We've been together for 4 years, and have rented together for half of that. We earn similar amounts and contribute approx 50/50 to everything. We're both happy with this arrangement.

He's never once even raised his voice at me. He's good looking, funny and generous. He has lovely friends and family and his own hobbies. We have the same values, mutual interests and enjoy spending quality time together. I have no concerns at all about him being unfaithful. On paper, he's my dream guy and I really do love him...

...He just can not communicate. It's got worse since we moved in together, and now its honestly so bad that I became convinced he had some sort of traumatic experience where he's felt like he "can't" talk or something bad will happen.
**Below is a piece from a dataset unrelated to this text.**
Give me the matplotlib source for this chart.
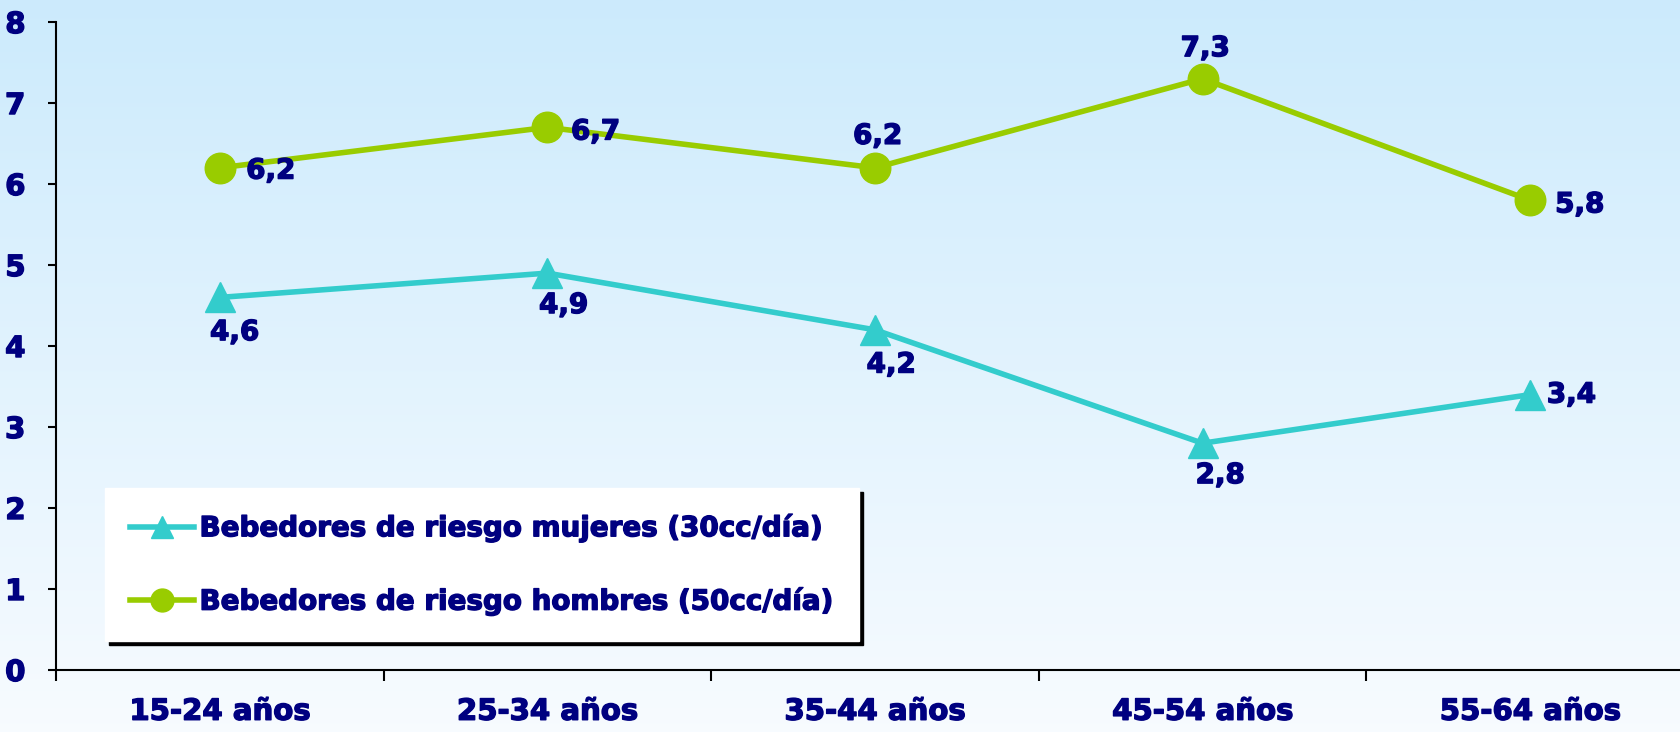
import matplotlib
matplotlib.use('Agg')
import matplotlib.pyplot as plt
import matplotlib.patheffects as pe
import numpy as np

plt.rcParams.update({
    'font.family': 'DejaVu Sans',
    'font.weight': 'bold',
})

# -- Data --
categories = ['15-24 años', '25-34 años', '35-44 años', '45-54 años', '55-64 años']
mujeres = [4.6, 4.9, 4.2, 2.8, 3.4]
hombres = [6.2, 6.7, 6.2, 7.3, 5.8]
label_mujeres = 'Bebedores de riesgo mujeres (30cc/día)'
label_hombres = 'Bebedores de riesgo hombres (50cc/día)'

NAVY = '#000080'
TEAL = '#33CCCC'
GREEN = '#99CC00'
THICK = [pe.withStroke(linewidth=1.0, foreground=NAVY)]

fig = plt.figure(figsize=(16.81, 7.32), dpi=100)

# gradient background
bg = fig.add_axes([0, 0, 1, 1], zorder=-10)
grad = np.linspace(0, 1, 256).reshape(-1, 1)
top = np.array([0.80, 0.92, 0.99])
bot = np.array([0.97, 0.985, 1.0])
img = top[None, None, :] * (1 - grad[:, :, None]) + bot[None, None, :] * grad[:, :, None]
bg.imshow(img, aspect='auto', extent=[0, 1, 0, 1])
bg.axis('off')

ax = fig.add_axes([0.0333, 0.0847, 0.9744, 0.8852])
ax.set_facecolor('none')

x = np.arange(1, len(categories) + 1)
ax.plot(x, mujeres, color=TEAL, lw=4.0, marker='^', markersize=21,
        label=label_mujeres, zorder=3)
ax.plot(x, hombres, color=GREEN, lw=4.0, marker='o', markersize=22,
        label=label_hombres, zorder=3)

# value labels (offsets in points)
muj_off = [(-7, -25, 'left'), (-6, -23, 'left'), (-6, -25, 'left'),
           (-5, -23, 'left'), (12, 0, 'left')]
hom_off = [(19, -2, 'left'), (17, -3, 'left'), (2, 23, 'center'),
           (2, 22, 'center'), (18, -3, 'left')]
for xi, v, (dx, dy, ha) in zip(x, mujeres, muj_off):
    ax.annotate(f'{v:.1f}'.replace('.', ','), (xi, v), xytext=(dx, dy),
                textcoords='offset points', ha=ha, va='center',
                fontsize=20, color=NAVY, fontweight='bold', path_effects=THICK)
for xi, v, (dx, dy, ha) in zip(x, hombres, hom_off):
    ax.annotate(f'{v:.1f}'.replace('.', ','), (xi, v), xytext=(dx, dy),
                textcoords='offset points', ha=ha, va='center',
                fontsize=20, color=NAVY, fontweight='bold', path_effects=THICK)

ax.set_xlim(0.5, len(categories) + 0.5)
ax.set_ylim(0, 8)
ax.set_yticks(range(0, 9))
ax.set_xticks(np.arange(0.5, len(categories) + 1, 1.0))
ax.set_xticklabels([])
ax.set_xticks(x, minor=True)
ax.set_xticklabels(categories, minor=True)
ax.tick_params(axis='x', which='major', direction='out', length=8, width=1.5)
ax.tick_params(axis='x', which='minor', length=0, pad=20, labelsize=21,
               labelcolor=NAVY)
ax.tick_params(axis='y', direction='out', length=6, width=1.5, pad=16,
               labelsize=21, labelcolor=NAVY)
for t in ax.get_yticklabels() + ax.get_xticklabels(minor=True):
    t.set_path_effects(THICK)
for s in ['top', 'right']:
    ax.spines[s].set_visible(False)
for s in ['left', 'bottom']:
    ax.spines[s].set_linewidth(1.5)
    ax.spines[s].set_color('black')
ax.spines['left'].set_bounds(0, 8)

leg = ax.legend(loc='upper left', bbox_to_anchor=(0.0625, 0.333),
                bbox_transform=fig.transFigure, borderaxespad=0,
                frameon=True, fancybox=False, framealpha=1,
                shadow={'color': 'black', 'alpha': 1, 'ox': 3, 'oy': -3},
                prop={'weight': 'bold', 'size': 20},
                handlelength=2.3, handletextpad=0.2, labelspacing=1.6,
                borderpad=0.9, markerscale=0.75)
leg.get_frame().set_edgecolor('white')
leg.get_frame().set_facecolor('white')
for t in leg.get_texts():
    t.set_color(NAVY)
    t.set_path_effects(THICK)

fig.savefig('out.png', dpi=100)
He denies this, and says that it's not me either, and he knows he can talk to me about anything. He says he feels 'silly' for not being able to talk. 9/10 times when pressed he just says 'I don't know what to say."

But that's just it, I feel like he never has anything to say to me anymore. He never asks me any questions outside of day-to-day plans and feelings - i.e. "what do you want for dinner?", 'are you feeling ok?" Etc. I'm always asking about his thoughts on current events, his wants for the future, his past etc. Sometimes he simply gives me sarcastic answers and doesn't engage, like he doesn't see the point.

I have to really persist with him to get him to talk about his feelings and sometimes he will "white lie" to me, just because it's "easier" than telling the truth. I don't think he's ever lied to me about anything major, but I can't fully trust him to be honest with me about his feelings. (For context: my ex gaslit me that my mental health was deteriorating, when he was actually cheating on me).

A phrase I find myself saying to him multiple times a week is "why didn't you just SAY?".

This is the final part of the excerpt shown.